In Kal’s cartoon, the artists are creating metaphorical, not visual, depictions. But just as El Greco painted what he saw, so, too, does Dear Leader. There is no attempt at distortion but an honest effort to show us what he sees.

And, to us, El Greco’s paintings appear distorted and so should Dear Leader’s.

But the frightening thing is that he’s not making a point but simply sharing his perspective.

 

Matt Wuerker pulls back to give us a wider view of Dear Leader’s perspective, and this is funny in a painful way, by which I mean I’d laugh a lot harder if we were talking about somebody else’s national leader.

The real laugh is that Wuerker is going easy on the man, who, at a White House visit, began blaming the leaders of Estonia, Lithuania and Latvia for the war in Yugoslavia, apparently because he thought they were from the Balkans, not the Baltic.

Ladies and Gentlemen, the President of the United States.

If I were living in Lithuania, I’d be hoping that Mr Geography didn’t suddenly get pissed at his in-laws and start punching the wrong atomic code buttons.

 

And speaking of cartoonists struggling to keep up with the stupidity, Nate Beeler suggests that Free Speech is under attack by extremists on both sides, and I generally agree, but am glad he didn’t label that Far Left guy “Antifa” because I’m not sure Antifa is a real thing.

I interviewed Bobby Seale in the early 80s and he confirmed something I had suspected, which was that at some point, the Black Panther Party lost control of their membership.

That is, their actual members were aligned with the party’s goals and purposes, but, meanwhile, all across the country, any jackass with sufficient melanin and access to a leather car coat, sunglasses and a beret could declare himself a Panther and become a celebrity in the local protest community.
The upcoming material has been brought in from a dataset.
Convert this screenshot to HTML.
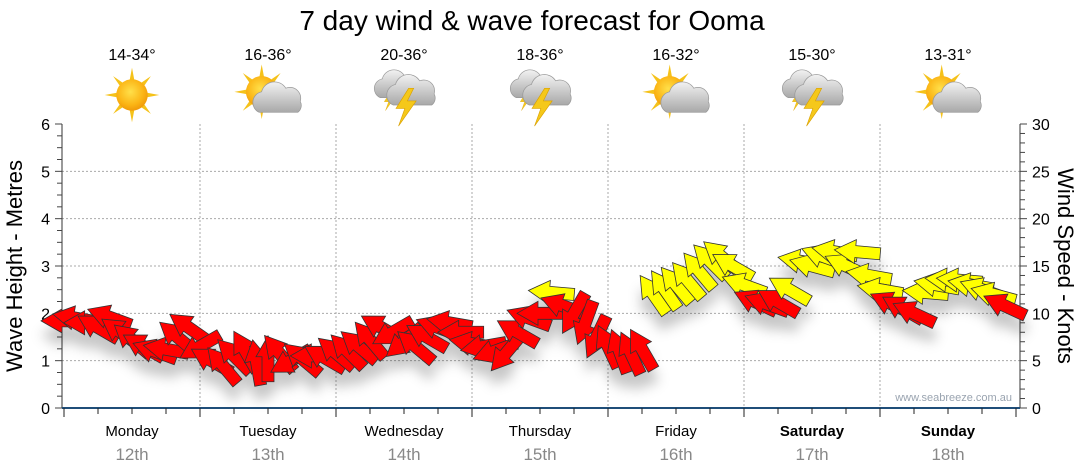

The difference being that there really was a Black Panther Party, and I’m not clear on who Antifa is or if it is a thing or if it is just something that delusional troublemakers claim to belong to.

What I do know is that when you’ve got compulsive liars, fabulists and lunatics playing hob with the truth on both sides, it’s apt to spark some unnecessary public pushback against the First Amendment.

The latest example being that a bunch of leftwing nitwits went to the home of a rightwing fabulist, sprayed an anarchy symbol on his driveway and pounded on his door.

By the time it got on Fox News, they had brought in siege machines, flattened his house, burned his crops, slaughtered his livestock, salted his fields and poisoned his well.

Which the police report failed to document.

The only damage the cops found was that spray paint on his driveway.

Though I suspect there were additional scratches and tears to the inside of Daniel Patrick Rotisserie Moynihan’s coffin.

 

Well, here’s someone you can believe in

It’s the most wonderful time of the year, and Angry Santa Elf is back on Twitter.

In fact, I got an email about him just the other day:

Some of my little friends say there is no Angry Santa Elf. Papa says, “If you see it on Comic Strip of the Day, it’s so.” Please tell me the truth, is there an Angry Santa Elf?                                                                                                                                  — Virginia Marciuliano

Virginia, your little friends are humorless dweebs. No Angry Santa Elf? Why, you might as well say there’s no Rudolph Giuliani. In fact, they may be the same person.

And you really should believe in him, because, if you don’t, here’s who will come to your house instead:

 

Community Comments

#1 Brian Fies
November/12/2018
@ 10:07 am

Wuerker’s map is terrific, and probably not far from a true reflection of the Great Leader’s POV.

I went and read Holmes’s speech. The man could write. I get a little flavor of Henry V’s “St. Crispin’s Day” speech, which Holmes of course knew, tempered with a lot of unsentimental clear-eyed reflection of what real war means from someone who, unlike Shakespeare, actually fought in one. It’s the kind of thing that ought to be read aloud at various veterans’ and memorial ceremonies, if only modern audiences had the ear to understand it and the patience to sit through it.